**Work instructions**
Copy the material that follows word for word and omit its pictures.

**Data lines**
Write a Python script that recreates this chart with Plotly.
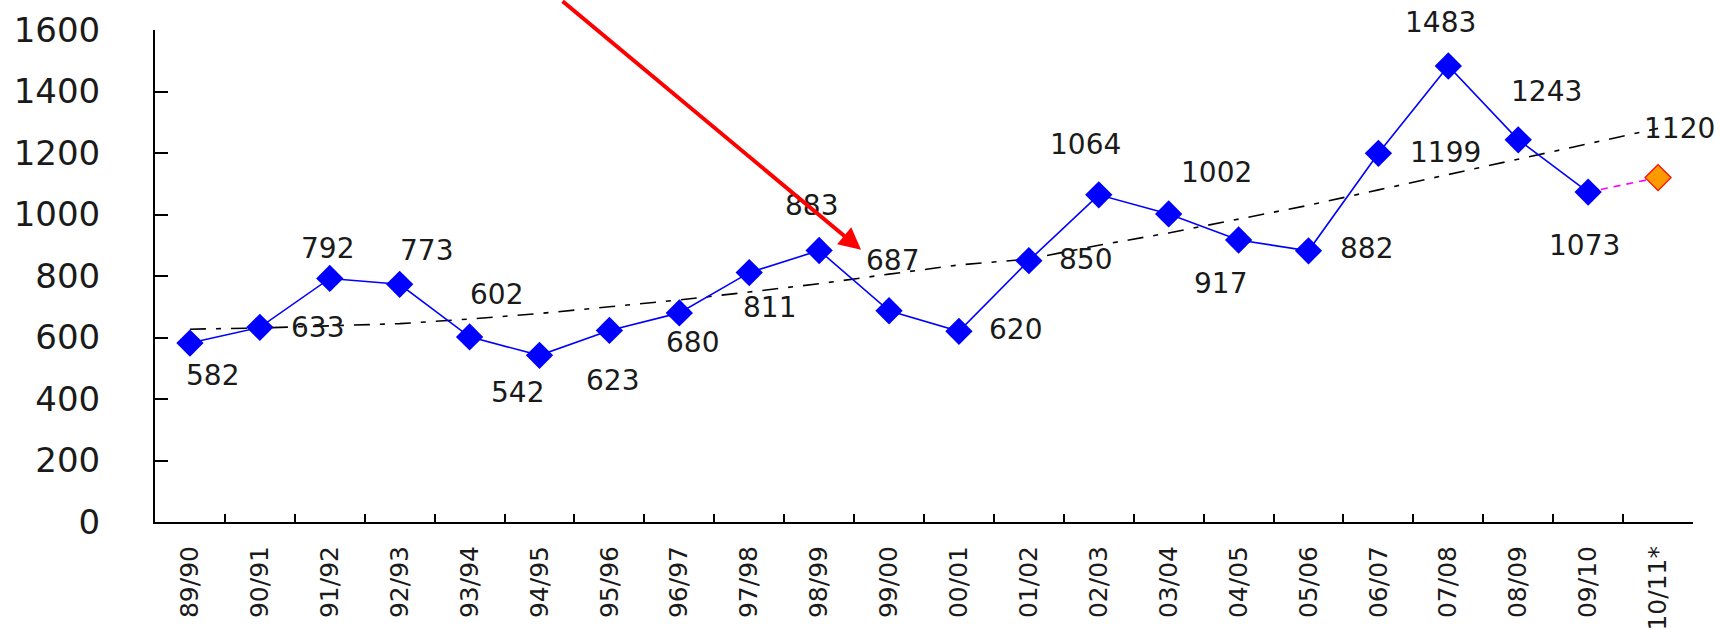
import plotly.graph_objects as go

# data
seasons = ["89/90", "90/91", "91/92", "92/93", "93/94", "94/95", "95/96", "96/97",
           "97/98", "98/99", "99/00", "00/01", "01/02", "02/03", "03/04", "04/05",
           "05/06", "06/07", "07/08", "08/09", "09/10", "10/11*"]
actual = [582, 633, 792, 773, 602, 542, 623, 680, 811, 883, 687, 620, 850,
          1064, 1002, 917, 882, 1199, 1483, 1243, 1073]
forecast_season = "10/11*"
forecast_value = 1120
trend = [627, 631, 638, 645, 660, 678, 700, 722, 748, 775, 806, 836, 855,
         900, 940, 985, 1030, 1080, 1130, 1180, 1228, 1280]
y_ticks = [0, 200, 400, 600, 800, 1000, 1200, 1400, 1600]

# label offsets in pixels (dx, dy), screen coords
label_offsets = [(23, 32), (58, 0), (-2, -30), (27, -34), (27, -42), (-22, 37),
                 (3, 50), (13, 30), (20, 35), (-8, -45), (3, -50), (57, -2),
                 (57, -1), (-13, -50), (48, -41), (-18, 43), (58, -2), (67, -1),
                 (-8, -43), (28, -48), (-4, 53)]
forecast_offset = (21, -49)

FONT = "DejaVu Sans"
TXT = "#1a1a1a"

fig = go.Figure()

fig.add_trace(go.Scatter(
    x=seasons, y=trend, mode="lines",
    line=dict(color="black", width=1.6, dash="16px,10px,5px,10px"),
    hoverinfo="skip"))

fig.add_trace(go.Scatter(
    x=[seasons[len(actual) - 1], forecast_season],
    y=[actual[-1], forecast_value], mode="lines",
    line=dict(color="#ff00ff", width=1.6, dash="7px,6px")))

fig.add_trace(go.Scatter(
    x=seasons[:len(actual)], y=actual, mode="lines+markers",
    line=dict(color="#0000ff", width=1.6),
    marker=dict(symbol="diamond", size=21, color="#0000ff")))

fig.add_trace(go.Scatter(
    x=[forecast_season], y=[forecast_value], mode="markers",
    marker=dict(symbol="diamond", size=20, color="#ff9900",
                line=dict(color="#ff0000", width=1.2))))

annotations = []
for s, v, (dx, dy) in zip(seasons, actual, label_offsets):
    annotations.append(dict(x=s, y=v, text=str(v), showarrow=False,
                            xshift=dx, yshift=-dy,
                            font=dict(family=FONT, size=28, color=TXT)))
annotations.append(dict(x=forecast_season, y=forecast_value, text=str(forecast_value),
                        showarrow=False, xshift=forecast_offset[0],
                        yshift=-forecast_offset[1],
                        font=dict(family=FONT, size=28, color=TXT)))

# red arrow pointing at the 99/00 label
annotations.append(dict(x=9.6, y=885, xref="x", yref="y", text="",
                        showarrow=True, ax=-300, ay=-256,
                        arrowcolor="#ff0000", arrowwidth=4, arrowhead=2,
                        arrowsize=1.1, standoff=0))

fig.update_layout(
    width=1723, height=630,
    margin=dict(l=155, r=30, t=30, b=108),
    paper_bgcolor="white", plot_bgcolor="white",
    showlegend=False,
    annotations=annotations,
    xaxis=dict(type="category", range=[-0.5, 21.5], showgrid=False, zeroline=False,
               automargin=False,
               showline=True, linecolor="black", linewidth=2,
               ticks="inside", tickson="boundaries", ticklen=8, tickwidth=2,
               tickcolor="black", tickangle=-90, ticklabelstandoff=12,
               tickfont=dict(family=FONT, size=25, color=TXT)),
    yaxis=dict(range=[0, 1600], tickvals=y_ticks, showgrid=False, zeroline=False,
               automargin=False,
               showline=True, linecolor="black", linewidth=2,
               ticks="inside", ticklen=13, tickwidth=2, tickcolor="black",
               ticklabelstandoff=46,
               tickfont=dict(family=FONT, size=34, color=TXT)),
)

# page body has a default 8px margin; drop it so the figure sits at 0,0
fig.write_html("out.html", config={"displayModeBar": False},
               post_script="document.body.style.margin='0';")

**Task answer**
Write a Python script that recreates this chart with Plotly.
import plotly.graph_objects as go

# data
seasons = ["89/90", "90/91", "91/92", "92/93", "93/94", "94/95", "95/96", "96/97",
           "97/98", "98/99", "99/00", "00/01", "01/02", "02/03", "03/04", "04/05",
           "05/06", "06/07", "07/08", "08/09", "09/10", "10/11*"]
actual = [582, 633, 792, 773, 602, 542, 623, 680, 811, 883, 687, 620, 850,
          1064, 1002, 917, 882, 1199, 1483, 1243, 1073]
forecast_season = "10/11*"
forecast_value = 1120
trend = [627, 631, 638, 645, 660, 678, 700, 722, 748, 775, 806, 836, 855,
         900, 940, 985, 1030, 1080, 1130, 1180, 1228, 1280]
y_ticks = [0, 200, 400, 600, 800, 1000, 1200, 1400, 1600]

# label offsets in pixels (dx, dy), screen coords
label_offsets = [(23, 32), (58, 0), (-2, -30), (27, -34), (27, -42), (-22, 37),
                 (3, 50), (13, 30), (20, 35), (-8, -45), (3, -50), (57, -2),
                 (57, -1), (-13, -50), (48, -41), (-18, 43), (58, -2), (67, -1),
                 (-8, -43), (28, -48), (-4, 53)]
forecast_offset = (21, -49)

FONT = "DejaVu Sans"
TXT = "#1a1a1a"

fig = go.Figure()

fig.add_trace(go.Scatter(
    x=seasons, y=trend, mode="lines",
    line=dict(color="black", width=1.6, dash="16px,10px,5px,10px"),
    hoverinfo="skip"))

fig.add_trace(go.Scatter(
    x=[seasons[len(actual) - 1], forecast_season],
    y=[actual[-1], forecast_value], mode="lines",
    line=dict(color="#ff00ff", width=1.6, dash="7px,6px")))

fig.add_trace(go.Scatter(
    x=seasons[:len(actual)], y=actual, mode="lines+markers",
    line=dict(color="#0000ff", width=1.6),
    marker=dict(symbol="diamond", size=21, color="#0000ff")))

fig.add_trace(go.Scatter(
    x=[forecast_season], y=[forecast_value], mode="markers",
    marker=dict(symbol="diamond", size=20, color="#ff9900",
                line=dict(color="#ff0000", width=1.2))))

annotations = []
for s, v, (dx, dy) in zip(seasons, actual, label_offsets):
    annotations.append(dict(x=s, y=v, text=str(v), showarrow=False,
                            xshift=dx, yshift=-dy,
                            font=dict(family=FONT, size=28, color=TXT)))
annotations.append(dict(x=forecast_season, y=forecast_value, text=str(forecast_value),
                        showarrow=False, xshift=forecast_offset[0],
                        yshift=-forecast_offset[1],
                        font=dict(family=FONT, size=28, color=TXT)))

# red arrow pointing at the 99/00 label
annotations.append(dict(x=9.6, y=885, xref="x", yref="y", text="",
                        showarrow=True, ax=-300, ay=-256,
                        arrowcolor="#ff0000", arrowwidth=4, arrowhead=2,
                        arrowsize=1.1, standoff=0))

fig.update_layout(
    width=1723, height=630,
    margin=dict(l=155, r=30, t=30, b=108),
    paper_bgcolor="white", plot_bgcolor="white",
    showlegend=False,
    annotations=annotations,
    xaxis=dict(type="category", range=[-0.5, 21.5], showgrid=False, zeroline=False,
               automargin=False,
               showline=True, linecolor="black", linewidth=2,
               ticks="inside", tickson="boundaries", ticklen=8, tickwidth=2,
               tickcolor="black", tickangle=-90, ticklabelstandoff=12,
               tickfont=dict(family=FONT, size=25, color=TXT)),
    yaxis=dict(range=[0, 1600], tickvals=y_ticks, showgrid=False, zeroline=False,
               automargin=False,
               showline=True, linecolor="black", linewidth=2,
               ticks="inside", ticklen=13, tickwidth=2, tickcolor="black",
               ticklabelstandoff=46,
               tickfont=dict(family=FONT, size=34, color=TXT)),
)

# page body has a default 8px margin; drop it so the figure sits at 0,0
fig.write_html("out.html", config={"displayModeBar": False},
               post_script="document.body.style.margin='0';")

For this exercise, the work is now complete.